Form the beginning they came to Cornwall. We had the journey well organised. Often, we stopped at Waitrose in Cirencester
to buy food and have lunch. There was a
large car park and we would park at the far end of it, then let them loose in
the car. There was also the time that we
were driving back from Cornwall at New Year when we ‘lost’ the spike that
sealed the door to the cat basket. We
had stopped for lunch and then started off again and in the middle of Bodmin
moor, Nui got out of the basket, climbed into the front of the car and started
walking around in the footwells! Not
good news so we had to stop (it was beginning to snow) and get him back into
the basket. No sign of the spike but
fortunately I had some knitting with me so we were able to close the basket
with a knitting needle. We then had to
phone the place where we had had lunch.
They found the spike and posted it to us.
In Cornwall they had their favourite places and once again these tended to be up high.
Nui rearranging the Christmas hangings
Iti on top of the TV in Cornwall
In the summer of 2002 we went to Norway to visit my sister
and her husband who were living there.
We sent the cats back to the breeder where they did well although the
breeder thought that Iti was not litter-trained. She was.
It must have just been the stress of the ‘holiday’.

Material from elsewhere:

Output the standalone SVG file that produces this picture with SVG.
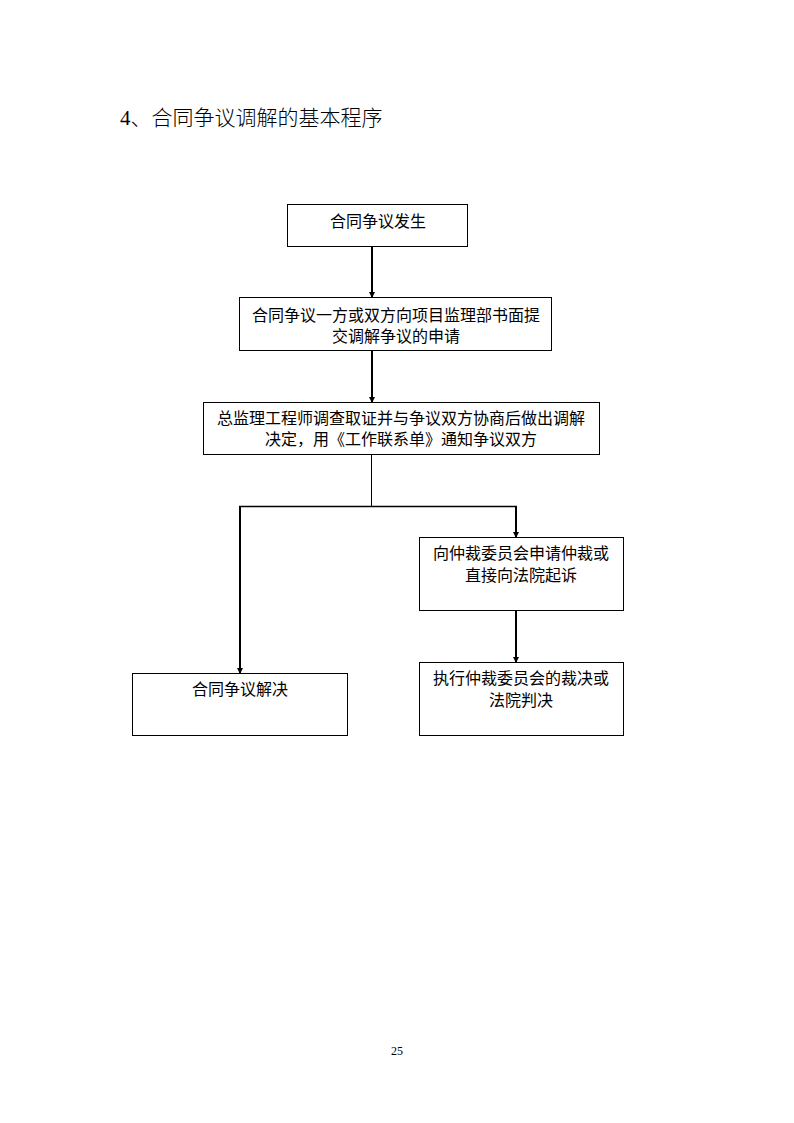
<svg xmlns="http://www.w3.org/2000/svg" width="794" height="1123" viewBox="0 0 794 1123">
<style>
.box{fill:#fff;stroke:#000;stroke-width:1}
.t{font-family:"Liberation Sans","Noto Sans CJK SC",sans-serif;font-size:16px;fill:#000;text-anchor:middle}
.arr{stroke:#000;stroke-width:2;fill:none}
.thin{stroke:#000;stroke-width:1;fill:none}
</style>
<defs>
<marker id="ah" markerWidth="6" markerHeight="6" refX="5" refY="3" orient="auto" markerUnits="userSpaceOnUse">
<path d="M0,0 L6,3 L0,6 z" fill="#000"/>
</marker>
</defs>
<text x="120" y="125" style="font-family:'Liberation Serif','Noto Sans CJK SC',serif;font-size:21px;font-weight:300">4、合同争议调解的基本程序</text>
<g id="connectors">
<line class="arr" x1="372" y1="246" x2="372" y2="297" marker-end="url(#ah)"/>
<line class="arr" x1="372" y1="350" x2="372" y2="402" marker-end="url(#ah)"/>
<line class="thin" x1="371.5" y1="454" x2="371.5" y2="506"/>
<line class="thin" x1="239" y1="506.5" x2="517" y2="506.5" style="stroke-width:1.5"/>
<line class="arr" x1="240" y1="506" x2="240" y2="673" marker-end="url(#ah)"/>
<line class="arr" x1="516" y1="506" x2="516" y2="537" marker-end="url(#ah)"/>
<line class="arr" x1="516" y1="610" x2="516" y2="662" marker-end="url(#ah)"/>
</g>
<g id="n1"><rect class="box" x="287.5" y="204.5" width="180" height="42"/><text class="t" x="378" y="227">合同争议发生</text></g>
<g id="n2"><rect class="box" x="239.5" y="297.5" width="312" height="53"/><text class="t" x="396" y="321">合同争议一方或双方向项目监理部书面提</text><text class="t" x="396" y="342">交调解争议的申请</text></g>
<g id="n3"><rect class="box" x="203.5" y="402.5" width="396" height="52"/><text class="t" x="401" y="424">总监理工程师调查取证并与争议双方协商后做出调解</text><text class="t" x="401" y="445">决定，用《工作联系单》通知争议双方</text></g>
<g id="n4"><rect class="box" x="132.5" y="673.5" width="215" height="62"/><text class="t" x="240" y="695">合同争议解决</text></g>
<g id="n5"><rect class="box" x="419.5" y="537.5" width="204" height="73"/><text class="t" x="521" y="559">向仲裁委员会申请仲裁或</text><text class="t" x="521" y="581">直接向法院起诉</text></g>
<g id="n6"><rect class="box" x="419.5" y="662.5" width="204" height="73"/><text class="t" x="521" y="684">执行仲裁委员会的裁决或</text><text class="t" x="521" y="706">法院判决</text></g>
<text x="397" y="1055" style="font-family:'Liberation Serif',serif;font-size:12px;text-anchor:middle">25</text>
</svg>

We moved to Cornwall at the beginning of 2006. The garden here is walled so it seemed safe
to let them off the leads but we always kept a close eye on them. Now it is we who have problems getting around
the garden. Nui was always keen on
climbing up the wall at the back and going to visit the neighbours. This meant our going out the side gate which
we never use and walking up the road and into the neighbour’s garden to collect
him although on some occasions we managed to talk him down from here. As I said earlier, Iti only lived till she
was eight. She developed the dreaded
kidney failure and died one very cold Christmas. Fortunately she was not ill for long although
we realised that she had probably been ill for some time as she used to spend a
lot of time in the airing cupboard and not want to go in the garden, even to
eat grass. We did not think too much about this because
the weather was getting colder and colder.
Nui lived till the day before his thirteenth birthday. We got him two sisters when Iti died and this
worked out very well. He was
particularly close to Hinemoa, the smaller of them. His health was not brilliant as when Iti took
ill he also developed something which gave him awful diarrohea. This recurred at intervals of several
weeks. It meant the laundry was constant
and there were times when I had to shut him out of my bedroom so that he could
not get on the bed. He was also on
steroids for several years as the kidney complaint kicked in.
In summer in Cornwall we could let them loose in the garden because
of the wall and they used to enjoy lying in the sun and sleeping the afternoon
away. They also enjoyed walking around the beds.